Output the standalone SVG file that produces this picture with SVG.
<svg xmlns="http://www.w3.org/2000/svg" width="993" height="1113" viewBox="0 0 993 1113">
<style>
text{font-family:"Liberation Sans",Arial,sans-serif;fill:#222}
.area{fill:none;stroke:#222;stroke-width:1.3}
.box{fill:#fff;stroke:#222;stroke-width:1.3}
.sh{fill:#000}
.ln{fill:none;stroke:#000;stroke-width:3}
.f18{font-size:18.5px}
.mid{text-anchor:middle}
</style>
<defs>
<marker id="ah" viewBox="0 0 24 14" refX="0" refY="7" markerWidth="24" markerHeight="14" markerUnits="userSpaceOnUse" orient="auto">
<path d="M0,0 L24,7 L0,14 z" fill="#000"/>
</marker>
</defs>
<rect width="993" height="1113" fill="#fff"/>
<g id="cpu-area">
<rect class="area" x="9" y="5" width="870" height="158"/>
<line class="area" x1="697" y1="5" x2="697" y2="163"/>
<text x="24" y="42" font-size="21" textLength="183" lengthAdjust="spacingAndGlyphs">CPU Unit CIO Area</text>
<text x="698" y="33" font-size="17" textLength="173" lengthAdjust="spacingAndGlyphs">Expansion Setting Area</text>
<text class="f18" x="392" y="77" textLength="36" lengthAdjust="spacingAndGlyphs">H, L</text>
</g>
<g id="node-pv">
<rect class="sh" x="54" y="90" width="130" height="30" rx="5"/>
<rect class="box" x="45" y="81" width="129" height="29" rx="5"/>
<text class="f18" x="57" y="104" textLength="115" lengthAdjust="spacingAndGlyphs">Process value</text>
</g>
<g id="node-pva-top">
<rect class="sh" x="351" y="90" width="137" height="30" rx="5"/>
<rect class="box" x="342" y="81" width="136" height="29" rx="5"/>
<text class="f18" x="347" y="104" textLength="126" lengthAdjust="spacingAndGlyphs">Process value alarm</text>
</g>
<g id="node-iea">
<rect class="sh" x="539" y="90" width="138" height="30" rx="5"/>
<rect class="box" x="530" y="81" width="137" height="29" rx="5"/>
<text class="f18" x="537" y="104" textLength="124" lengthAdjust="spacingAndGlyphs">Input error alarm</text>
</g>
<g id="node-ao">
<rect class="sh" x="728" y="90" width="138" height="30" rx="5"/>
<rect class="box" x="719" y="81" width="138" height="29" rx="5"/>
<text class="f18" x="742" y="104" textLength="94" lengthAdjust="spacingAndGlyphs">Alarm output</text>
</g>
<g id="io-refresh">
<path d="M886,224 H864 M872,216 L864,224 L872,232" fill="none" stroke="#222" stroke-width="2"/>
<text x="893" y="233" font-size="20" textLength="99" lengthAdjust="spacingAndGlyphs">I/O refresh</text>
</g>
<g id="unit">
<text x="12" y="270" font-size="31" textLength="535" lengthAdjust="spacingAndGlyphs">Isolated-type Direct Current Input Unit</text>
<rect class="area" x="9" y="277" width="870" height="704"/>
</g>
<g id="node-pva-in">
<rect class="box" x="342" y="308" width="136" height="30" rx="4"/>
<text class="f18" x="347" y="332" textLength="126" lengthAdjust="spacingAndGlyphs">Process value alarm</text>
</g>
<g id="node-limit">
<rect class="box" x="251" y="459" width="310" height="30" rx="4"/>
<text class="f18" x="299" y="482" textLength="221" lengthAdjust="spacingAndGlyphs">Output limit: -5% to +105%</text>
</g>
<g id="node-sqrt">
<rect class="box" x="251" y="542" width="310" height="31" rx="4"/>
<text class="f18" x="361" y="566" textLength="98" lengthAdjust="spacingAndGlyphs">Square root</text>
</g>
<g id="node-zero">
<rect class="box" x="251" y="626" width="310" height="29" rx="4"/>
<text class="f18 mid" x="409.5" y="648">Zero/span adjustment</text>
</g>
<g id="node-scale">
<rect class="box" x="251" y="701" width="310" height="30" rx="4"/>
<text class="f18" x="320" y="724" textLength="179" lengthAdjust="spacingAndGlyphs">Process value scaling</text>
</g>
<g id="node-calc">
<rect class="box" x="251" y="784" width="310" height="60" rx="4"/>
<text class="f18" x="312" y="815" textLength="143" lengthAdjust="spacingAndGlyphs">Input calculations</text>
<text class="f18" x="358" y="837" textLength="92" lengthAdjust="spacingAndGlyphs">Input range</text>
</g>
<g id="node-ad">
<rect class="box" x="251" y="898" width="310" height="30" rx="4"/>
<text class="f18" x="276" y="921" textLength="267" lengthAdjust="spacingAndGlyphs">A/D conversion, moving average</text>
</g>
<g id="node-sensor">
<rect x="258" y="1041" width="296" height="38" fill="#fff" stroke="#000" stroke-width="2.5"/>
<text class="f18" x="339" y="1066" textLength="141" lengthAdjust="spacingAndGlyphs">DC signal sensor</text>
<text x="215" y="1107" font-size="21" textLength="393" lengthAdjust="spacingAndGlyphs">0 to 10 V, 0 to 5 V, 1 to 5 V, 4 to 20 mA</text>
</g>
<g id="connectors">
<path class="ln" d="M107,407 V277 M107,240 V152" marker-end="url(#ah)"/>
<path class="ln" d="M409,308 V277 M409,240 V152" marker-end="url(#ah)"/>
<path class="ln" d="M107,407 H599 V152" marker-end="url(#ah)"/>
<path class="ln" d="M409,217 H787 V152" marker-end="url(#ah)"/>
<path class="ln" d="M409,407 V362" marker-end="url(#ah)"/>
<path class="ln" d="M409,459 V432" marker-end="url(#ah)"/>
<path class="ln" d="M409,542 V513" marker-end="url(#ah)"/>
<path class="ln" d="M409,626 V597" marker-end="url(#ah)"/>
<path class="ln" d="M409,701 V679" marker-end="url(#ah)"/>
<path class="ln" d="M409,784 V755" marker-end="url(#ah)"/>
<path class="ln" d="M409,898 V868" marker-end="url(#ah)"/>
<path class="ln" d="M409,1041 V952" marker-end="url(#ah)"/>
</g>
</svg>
==
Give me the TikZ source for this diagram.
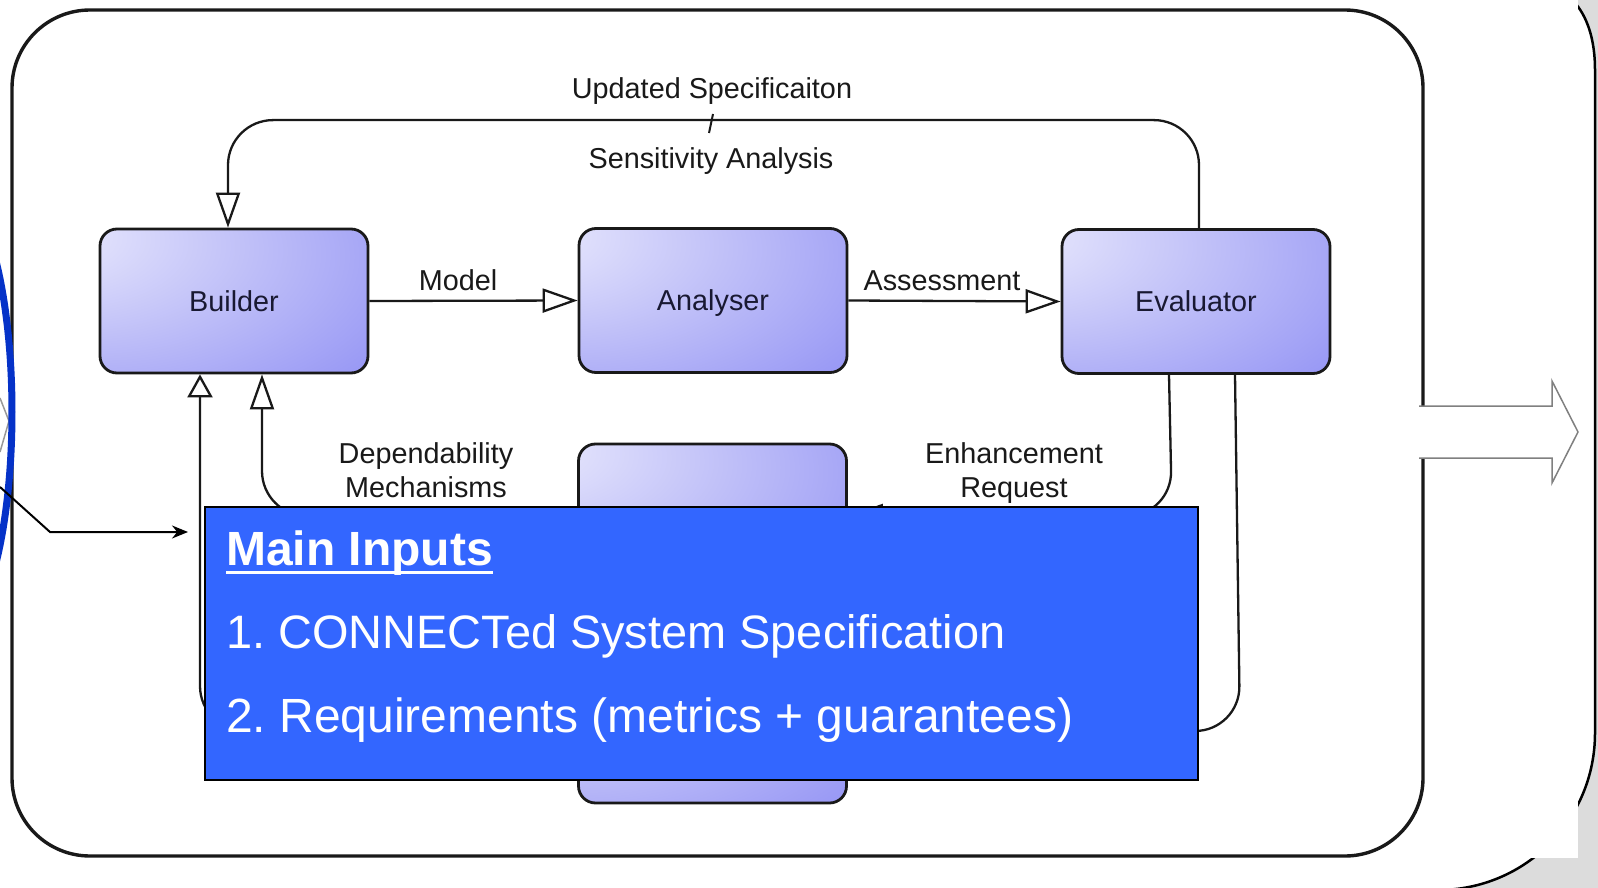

Stated task: Return all lines with the word "this" in them.

The result:
Output the standalone SVG file that produces this picture with SVG.
Give me the TikZ source for this diagram.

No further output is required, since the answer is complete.